Alexander Hamilton, the United States’ first Secretary of the Treasury, wrote infamously that ‘[a] national debt, if it be not excessive, will be to us a national blessing’, adding that it would ‘create a necessity for keeping up taxation to a degree which . . . will be a spur to industry.’ Hamilton’s words represent the ideas of those victorious in the early struggle for the soul of America, one that contrasted more decentralist, agrarian instincts with the towering mechanisms of remote and concentrated power. Hamilton and the powerful mercantile interests he stood for understood what confounds today’s supposed experts and public intellectuals – that a tumefied national government with a gluttonous appetite for ‘public’ debt is a serviceable tool for a connected elite in business and government. The days of the early United States knew not the absurd and ubiquitous myth that the state is a taming or subduing force forever pulling on the reins of commercial interests. Instead, Hamilton and his ilk favored a commanding and indeed majestic state precisely because they favoured certain influential special interests.

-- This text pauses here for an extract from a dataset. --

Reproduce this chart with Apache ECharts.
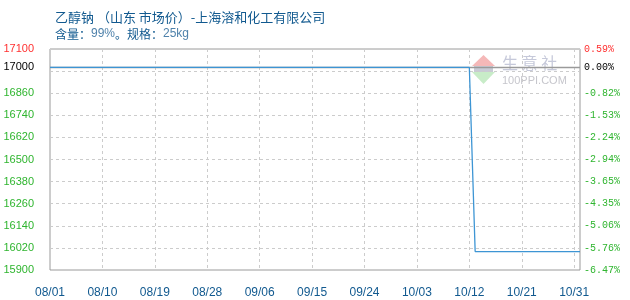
<!DOCTYPE html>
<html>
<head>
<meta charset="utf-8">
<script src="https://cdn.jsdelivr.net/npm/echarts@6/dist/echarts.min.js"></script>
<style>
  html, body { margin: 0; padding: 0; background: #fff; }
  #chart { width: 630px; height: 300px; }
</style>
</head>
<body>
<div id="chart"></div>
<script>
// Daily dates on the horizontal axis
const categories = [
  '08/01','08/02','08/03','08/04','08/05','08/06','08/07','08/08','08/09','08/10',
  '08/11','08/12','08/13','08/14','08/15','08/16','08/17','08/18','08/19','08/20',
  '08/21','08/22','08/23','08/24','08/25','08/26','08/27','08/28','08/29','08/30',
  '08/31','09/01','09/02','09/03','09/04','09/05','09/06','09/07','09/08','09/09',
  '09/10','09/11','09/12','09/13','09/14','09/15','09/16','09/17','09/18','09/19',
  '09/20','09/21','09/22','09/23','09/24','09/25','09/26','09/27','09/28','09/29',
  '09/30','10/01','10/02','10/03','10/04','10/05','10/06','10/07','10/08','10/09',
  '10/10','10/11','10/12','10/13','10/14','10/15','10/16','10/17','10/18','10/19',
  '10/20','10/21','10/22','10/23','10/24','10/25','10/26','10/27','10/28','10/29',
  '10/30','10/31'
];

// Market price (yuan/ton), one value per date
const prices = [
  17000,17000,17000,17000,17000,17000,17000,17000,17000,17000,
  17000,17000,17000,17000,17000,17000,17000,17000,17000,17000,
  17000,17000,17000,17000,17000,17000,17000,17000,17000,17000,
  17000,17000,17000,17000,17000,17000,17000,17000,17000,17000,
  17000,17000,17000,17000,17000,17000,17000,17000,17000,17000,
  17000,17000,17000,17000,17000,17000,17000,17000,17000,17000,
  17000,17000,17000,17000,17000,17000,17000,17000,17000,17000,
  17000,17000,17000,16000,16000,16000,16000,16000,16000,16000,
  16000,16000,16000,16000,16000,16000,16000,16000,16000,16000,
  16000,16000
];

// Horizontal axis tick labels (one every 9 dates)
const xTickLabels = ['08/01','08/10','08/19','08/28','09/06','09/15','09/24','10/03','10/12','10/21','10/31'];

// Price reference and vertical scale
const basePrice = 17000;
const yMin = 15900;
const yMax = 17100;
const gridValues = [15900,16020,16140,16260,16380,16500,16620,16740,16860,16980,17100];
const yLabelValues = [15900,16020,16140,16260,16380,16500,16620,16740,16860,17000,17100];

const RED = '#ff3030';
const GREEN = '#2fb52f';
const BLACK = '#000000';
const BLUE_TEXT = '#11598f';

function labelColor(v) {
  v = Number(v);
  if (v === yMax) return RED;
  if (v === basePrice) return BLACK;
  return GREEN;
}

function priceLabel(v) {
  return String(Math.round(Number(v)));
}

function pctLabel(v) {
  const p = (Number(v) - basePrice) / basePrice * 100;
  return p.toFixed(2) + '%';
}

const chart = echarts.init(document.getElementById('chart'), null, { renderer: 'canvas' });

chart.setOption({
  animation: false,
  backgroundColor: '#ffffff',
  title: {
    left: 50,
    top: 6,
    itemGap: 4,
    text: '乙醇钠 （山东 市场价）-上海溶和化工有限公司',
    textStyle: {
      fontFamily: 'Noto Sans CJK SC',
      fontSize: 13,
      fontWeight: 'normal',
      color: BLUE_TEXT
    },
    subtext: '{a|含量：}{b|99%}{a|。规格：}{b|25kg}',
    subtextStyle: {
      rich: {
        a: { fontFamily: 'Noto Sans CJK SC', fontSize: 12, color: BLUE_TEXT },
        b: { fontFamily: 'Liberation Sans', fontSize: 12, color: '#4f82ab' }
      }
    }
  },
  grid: {
    left: 50,
    right: 50,
    top: 49,
    bottom: 30,
    containLabel: false,
    show: true,
    borderColor: '#9a9a9a',
    borderWidth: 1
  },
  xAxis: {
    type: 'category',
    data: categories,
    boundaryGap: false,
    axisLine: { show: false },
    axisTick: { show: false, interval: 8 },
    axisLabel: {
      interval: 8,
      margin: 17,
      fontFamily: 'Liberation Sans',
      fontSize: 12,
      color: BLUE_TEXT,
      formatter: function (value, index) {
        return xTickLabels[Math.round(index / 9)];
      }
    },
    splitLine: {
      show: true,
      interval: 8,
      lineStyle: { color: '#cccccc', type: [3, 3], width: 1 }
    }
  },
  yAxis: [
    {
      type: 'value',
      min: yMin,
      max: yMax,
      position: 'left',
      axisLine: { show: false },
      axisTick: { show: false, customValues: gridValues },
      axisLabel: {
        customValues: yLabelValues,
        margin: 16,
        fontFamily: 'Liberation Sans',
        fontSize: 11,
        color: labelColor,
        formatter: priceLabel
      },
      splitLine: {
        show: true,
        lineStyle: { color: '#cccccc', type: [3, 3], width: 1 }
      }
    },
    {
      type: 'value',
      min: yMin,
      max: yMax,
      position: 'right',
      axisLine: { show: false },
      axisTick: { show: false, customValues: gridValues },
      axisLabel: {
        customValues: yLabelValues,
        margin: 4,
        fontFamily: 'Liberation Mono',
        fontSize: 10,
        color: labelColor,
        formatter: pctLabel
      },
      splitLine: { show: false }
    }
  ],
  graphic: [
    {
      type: 'group',
      silent: true,
      z: 1,
      children: [
        { type: 'polygon', shape: { points: [[472, 66], [495, 66], [483.5, 55]] }, style: { fill: '#f5b8b8' } },
        { type: 'polygon', shape: { points: [[472, 72], [495, 72], [483.5, 84]] }, style: { fill: '#c8ecc8' } },
        { type: 'rect', shape: { x: 474, y: 66, width: 19, height: 6 }, style: { fill: '#c9cbd6' } },
        { type: 'text', x: 502, y: 63, style: { text: '生 意 社', font: '16px "Noto Sans CJK SC"', fill: '#c6c9da', verticalAlign: 'middle' } },
        { type: 'text', x: 502, y: 81, style: { text: '100PPI.COM', font: '11px "Liberation Sans"', fill: '#c6c6cc', verticalAlign: 'middle' } }
      ]
    }
  ],
  series: [
    {
      type: 'line',
      yAxisIndex: 0,
      data: prices,
      showSymbol: false,
      symbol: 'none',
      z: 3,
      lineStyle: { color: '#3d95d4', width: 1.3 },
      markLine: {
        silent: true,
        symbol: 'none',
        label: { show: false },
        lineStyle: { color: '#9a9a9a', type: 'solid', width: 1.3 },
        z: 2,
        data: [{ yAxis: basePrice }]
      }
    }
  ]
});
</script>
</body>
</html>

In Human Action, Ludwig von Mises explained the attitude of the economic establishment towards government debt, noting that, ‘lazy and fully conscious of [their] own inefficiency’, they ‘preferred investment in bonds of the public debt because they wanted to be free from the law of the market.’ Large banks are among those uniquely positioned to turn such proliferation of government debt to good use, producing an unwholesome symbiosis that belongs to no single political party. That default is now unavoidable in practice is a direct result of the Hamiltonian system embraced by both major American political parties.
We may contemplate default in at least a pair of different senses, the strict, technical one, which is a simple matter of the terms of the debtor-creditor relationship, and default as a practical phenomenon, as a matter of fact. Default in this latter sense is actually occurring all the time in the US; it occurs with some regularity through what economist James E. Alvey recently phrased ‘concealed default through inflation’. Inflation, of course, is a species of taxation, though a less conspicuous one than most other forms, disguising itself in the esoterica of monetary policy. Inflation silently robs bondholders and taxpayers alike, all while politicians insist that the elimination of this or that dear programme will spell disaster for ordinary Americans.

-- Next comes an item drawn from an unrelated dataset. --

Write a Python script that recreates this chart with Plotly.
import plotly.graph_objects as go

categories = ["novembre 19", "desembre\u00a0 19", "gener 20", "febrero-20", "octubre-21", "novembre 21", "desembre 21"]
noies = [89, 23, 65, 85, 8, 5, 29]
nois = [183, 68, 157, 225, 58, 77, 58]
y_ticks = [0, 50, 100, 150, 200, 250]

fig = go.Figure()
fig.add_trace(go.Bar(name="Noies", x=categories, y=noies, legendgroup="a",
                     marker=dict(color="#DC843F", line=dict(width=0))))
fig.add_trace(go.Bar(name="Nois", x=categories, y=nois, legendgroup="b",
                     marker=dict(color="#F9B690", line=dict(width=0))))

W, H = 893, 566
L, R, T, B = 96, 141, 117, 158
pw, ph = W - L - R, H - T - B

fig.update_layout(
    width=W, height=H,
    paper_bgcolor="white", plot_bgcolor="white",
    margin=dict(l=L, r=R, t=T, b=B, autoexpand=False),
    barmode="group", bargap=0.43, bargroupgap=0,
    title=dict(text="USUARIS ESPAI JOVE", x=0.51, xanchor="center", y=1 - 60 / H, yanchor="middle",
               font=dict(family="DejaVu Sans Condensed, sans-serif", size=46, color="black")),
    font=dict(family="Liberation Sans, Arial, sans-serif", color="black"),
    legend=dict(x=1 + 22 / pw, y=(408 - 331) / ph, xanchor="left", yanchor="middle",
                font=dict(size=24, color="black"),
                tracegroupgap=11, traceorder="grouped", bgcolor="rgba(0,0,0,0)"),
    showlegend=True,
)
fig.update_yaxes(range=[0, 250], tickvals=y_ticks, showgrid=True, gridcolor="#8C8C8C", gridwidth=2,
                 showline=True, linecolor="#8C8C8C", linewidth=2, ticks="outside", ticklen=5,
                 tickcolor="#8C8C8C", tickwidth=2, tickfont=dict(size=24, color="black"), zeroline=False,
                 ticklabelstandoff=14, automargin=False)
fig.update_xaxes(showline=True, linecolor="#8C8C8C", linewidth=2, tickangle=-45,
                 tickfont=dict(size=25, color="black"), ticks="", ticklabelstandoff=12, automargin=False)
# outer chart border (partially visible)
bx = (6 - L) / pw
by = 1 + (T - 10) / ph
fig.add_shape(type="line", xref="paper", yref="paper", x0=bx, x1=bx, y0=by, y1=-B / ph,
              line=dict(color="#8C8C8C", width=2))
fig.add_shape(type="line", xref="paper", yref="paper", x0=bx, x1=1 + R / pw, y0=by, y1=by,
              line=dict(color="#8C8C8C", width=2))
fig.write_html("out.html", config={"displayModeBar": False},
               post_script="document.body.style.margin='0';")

Ironically, the poverty and want that, for example, the United States’ social welfare programmes address and purport to alleviate are a consequence of the state’s sustained and multifarious interventions at every level of economic activity. Such attempts to tweak and adjust ‘the economy’, which is not a distinct, addressable entity at all, generate the same disastrous disconnects as endeavours at full central planning. State spending sweeps society’s consensual alternatives to the margins, siphoning resources from enterprises that consumers would choose and saddling future generations with debts they would never freely acquire.
It is a fundamental principle of the common law of contracts that those made for a criminal purpose are void ab initio, unenforceable due to their very nature. Questions about the morality of a government default ought to be considered in the light of this principle. Because while it may be quite wrong to break promises made within the confines of a legitimate free market, the ethnical parameters we are faced with in the present case are rather less definite, muddled by a reality of an imperious government that has betrayed Americans. National debt is not and never has been a ‘national blessing’, and taxation by definition cannot be a ‘spur to industry’.

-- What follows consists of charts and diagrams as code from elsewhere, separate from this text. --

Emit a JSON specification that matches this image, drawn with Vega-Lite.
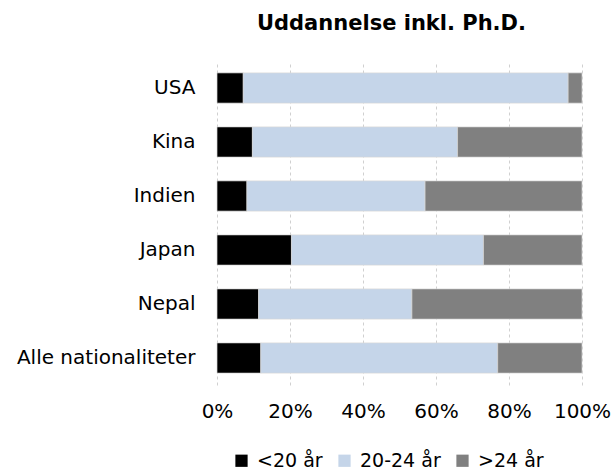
{
  "$schema": "https://vega.github.io/schema/vega-lite/v6.json",
  "autosize": "none",
  "width": 365,
  "height": 324,
  "padding": {"left": 217, "top": 61, "right": 29, "bottom": 88},
  "background": "white",
  "title": {
    "text": "Uddannelse inkl. Ph.D.",
    "font": "DejaVu Sans",
    "fontSize": 21,
    "fontWeight": "bold",
    "color": "#000000",
    "anchor": "middle",
    "dx": -8,
    "offset": 27
  },
  "data": {
    "values": [
      {"land": "USA", "gruppe": "<20 år", "o": 1, "v": 7.2},
      {"land": "USA", "gruppe": "20-24 år", "o": 2, "v": 89.0},
      {"land": "USA", "gruppe": ">24 år", "o": 3, "v": 3.8},
      {"land": "Kina", "gruppe": "<20 år", "o": 1, "v": 9.7},
      {"land": "Kina", "gruppe": "20-24 år", "o": 2, "v": 56.2},
      {"land": "Kina", "gruppe": ">24 år", "o": 3, "v": 34.1},
      {"land": "Indien", "gruppe": "<20 år", "o": 1, "v": 8.2},
      {"land": "Indien", "gruppe": "20-24 år", "o": 2, "v": 48.8},
      {"land": "Indien", "gruppe": ">24 år", "o": 3, "v": 43.0},
      {"land": "Japan", "gruppe": "<20 år", "o": 1, "v": 20.4},
      {"land": "Japan", "gruppe": "20-24 år", "o": 2, "v": 52.6},
      {"land": "Japan", "gruppe": ">24 år", "o": 3, "v": 27.0},
      {"land": "Nepal", "gruppe": "<20 år", "o": 1, "v": 11.4},
      {"land": "Nepal", "gruppe": "20-24 år", "o": 2, "v": 42.0},
      {"land": "Nepal", "gruppe": ">24 år", "o": 3, "v": 46.6},
      {"land": "Alle nationaliteter", "gruppe": "<20 år", "o": 1, "v": 12.0},
      {"land": "Alle nationaliteter", "gruppe": "20-24 år", "o": 2, "v": 64.9},
      {"land": "Alle nationaliteter", "gruppe": ">24 år", "o": 3, "v": 23.1}
    ]
  },
  "mark": {"type": "bar", "stroke": "#d9d9d9", "strokeWidth": 0.7},
  "encoding": {
    "y": {
      "field": "land",
      "type": "nominal",
      "sort": ["USA", "Kina", "Indien", "Japan", "Nepal", "Alle nationaliteter"],
      "scale": {"paddingInner": 0.44, "paddingOuter": 0.22},
      "axis": {
        "title": null,
        "ticks": false,
        "domain": false,
        "labelFont": "DejaVu Sans",
        "labelFontSize": 20,
        "labelLimit": 260,
        "labelColor": "#000000",
        "labelPadding": 22
      }
    },
    "x": {
      "field": "v",
      "type": "quantitative",
      "stack": "normalize",
      "scale": {"domain": [0, 1]},
      "axis": {
        "title": null,
        "format": ".0%",
        "values": [0, 0.2, 0.4, 0.6, 0.8, 1],
        "labelOverlap": false,
        "labelFlush": false,
        "ticks": false,
        "domain": false,
        "grid": true,
        "gridDash": [3, 3],
        "gridColor": "#d0d0d0",
        "labelFont": "DejaVu Sans",
        "labelFontSize": 20,
        "labelColor": "#000000",
        "labelPadding": 16
      }
    },
    "order": {"field": "o", "type": "quantitative"},
    "color": {
      "field": "gruppe",
      "type": "nominal",
      "sort": ["<20 år", "20-24 år", ">24 år"],
      "scale": {
        "domain": ["<20 år", "20-24 år", ">24 år"],
        "range": ["#000000", "#c5d5e9", "#808080"]
      },
      "legend": {
        "title": null,
        "orient": "none",
        "legendX": 15,
        "legendY": 390,
        "direction": "horizontal",
        "symbolType": "square",
        "symbolSize": 150,
        "symbolStrokeWidth": 0,
        "labelFont": "DejaVu Sans",
        "labelFontSize": 19,
        "labelColor": "#000000",
        "labelOffset": 6,
        "columnPadding": 12
      }
    }
  },
  "config": {"view": {"stroke": null}}
}
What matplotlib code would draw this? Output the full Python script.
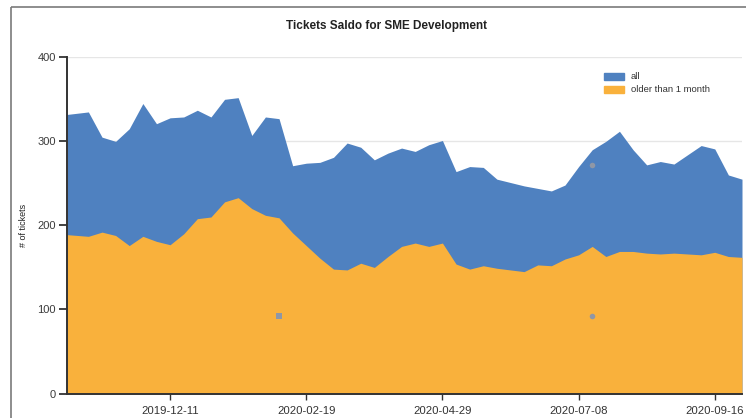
import matplotlib
matplotlib.use("Agg")
import matplotlib.pyplot as plt
import matplotlib.patches as mpatches
from matplotlib.lines import Line2D
import pandas as pd

plt.rcParams['font.family'] = ['Liberation Sans', 'DejaVu Sans']

# ---- data ----
first_date = "2019-10-19"
dates = [pd.Timestamp(first_date)] + list(pd.date_range("2019-10-30", "2020-09-30", freq="7D"))

all_tickets = [332, 335, 305, 300, 315, 345, 321, 328, 329, 337,
               329, 350, 352, 307, 329, 327, 271, 274, 275, 281,
               298, 293, 278, 286, 292, 288, 296, 301, 264, 270,
               269, 255, 251, 247, 244, 241, 248, 270, 290, 300,
               312, 290, 272, 276, 273, 284, 295, 291, 260, 255]

older_than_month = [189, 187, 192, 188, 176, 187, 181, 177, 190, 208,
                    210, 228, 233, 220, 212, 209, 191, 176, 161, 148,
                    147, 155, 150, 163, 175, 179, 175, 179, 154, 148,
                    152, 149, 147, 145, 153, 152, 160, 165, 175, 163,
                    169, 169, 167, 166, 167, 166, 165, 168, 163, 162]

tick_labels = ["2019-12-11", "2020-02-19", "2020-04-29", "2020-07-08", "2020-09-16"]
y_ticks = [0, 100, 200, 300, 400]

# stray hover markers visible in the chart
marker_sq_dates = ["2020-02-05"]
marker_sq_values = [92]
marker_ci_dates = ["2020-07-15", "2020-07-15"]
marker_ci_values = [92, 272]

series_labels = ["all", "older than 1 month"]

BLUE = "#4f81c0"
ORANGE = "#f9b13c"

W, H = 755, 418
fig = plt.figure(figsize=(W / 100, H / 100), dpi=100)

# outer frame (left and top edges only visible)
fig.add_artist(Line2D([11 / W, 11 / W], [0, 1 - 7 / H], transform=fig.transFigure,
                      color="#7a7a7a", linewidth=1.2, solid_capstyle="butt"))
fig.add_artist(Line2D([11 / W, 746 / W], [1 - 7 / H, 1 - 7 / H], transform=fig.transFigure,
                      color="#7a7a7a", linewidth=1.2, solid_capstyle="butt"))

ax = fig.add_axes([67 / W, 1 - 393.5 / H, (742 - 67) / W, (393.5 - 57.3) / H])

ax.fill_between(dates, 0, all_tickets, color=BLUE, linewidth=0, zorder=2)
ax.fill_between(dates, 0, older_than_month, color=ORANGE, linewidth=0, zorder=3)

ax.scatter(pd.to_datetime(marker_sq_dates), marker_sq_values, marker="s", s=14,
           color="#8f97a6", zorder=5, linewidths=0)
ax.scatter(pd.to_datetime(marker_ci_dates), marker_ci_values, marker="o", s=16,
           color="#8f97a6", zorder=5, linewidths=0)

ax.set_xlim(dates[0], dates[-1])
ax.set_ylim(0, 400)
ax.set_yticks(y_ticks)
ax.set_yticklabels([str(v) for v in y_ticks], fontsize=8, color="#3a3a3a")
ax.set_xticks(pd.to_datetime(tick_labels))
ax.set_xticklabels(tick_labels, fontsize=8.2, color="#333333")

for y in [100, 200, 300, 400]:
    ax.axhline(y, color="#e6e6e6", linewidth=1, zorder=1)

for s in ["top", "right"]:
    ax.spines[s].set_visible(False)
for s in ["left", "bottom"]:
    ax.spines[s].set_color("#333333")
    ax.spines[s].set_linewidth(1.4)
    ax.spines[s].set_zorder(6)
ax.tick_params(axis="y", length=6, width=1.3, color="#333333", pad=2)
ax.tick_params(axis="x", length=4, width=1.0, color="#333333", pad=5)

fig.text(23 / W, 1 - 225 / H, "# of tickets", rotation=90, fontsize=6.5,
         color="#222222", ha="center", va="center")
fig.text(386 / W, 1 - 26 / H, "Tickets Saldo for SME Development", fontsize=8.5,
         fontweight="bold", color="#222222", ha="center", va="center")

# legend
for i, (lab, col) in enumerate(zip(series_labels, [BLUE, ORANGE])):
    yc = 76.5 + i * 12.8
    fig.patches.append(mpatches.Rectangle((604 / W, 1 - (yc + 3.5) / H), 20 / W, 7 / H,
                                          transform=fig.transFigure, color=col))
    fig.text(631 / W, 1 - yc / H, lab, fontsize=6.8, color="#333333", va="center", ha="left")

fig.savefig("out.png", dpi=100, facecolor="white")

Hamilton’s words reverberate in the disinformation both Republicans and Democrats employ to saddle the American people with still more poisonous debt. The latest détente between the two ostensibly opposed sides does not mean a real solution; only a radically different attitude toward both fiscal and monetary policy – a genuine adherence to legitimate free market principles – could begin to rectify the crisis scenario now facing the United States.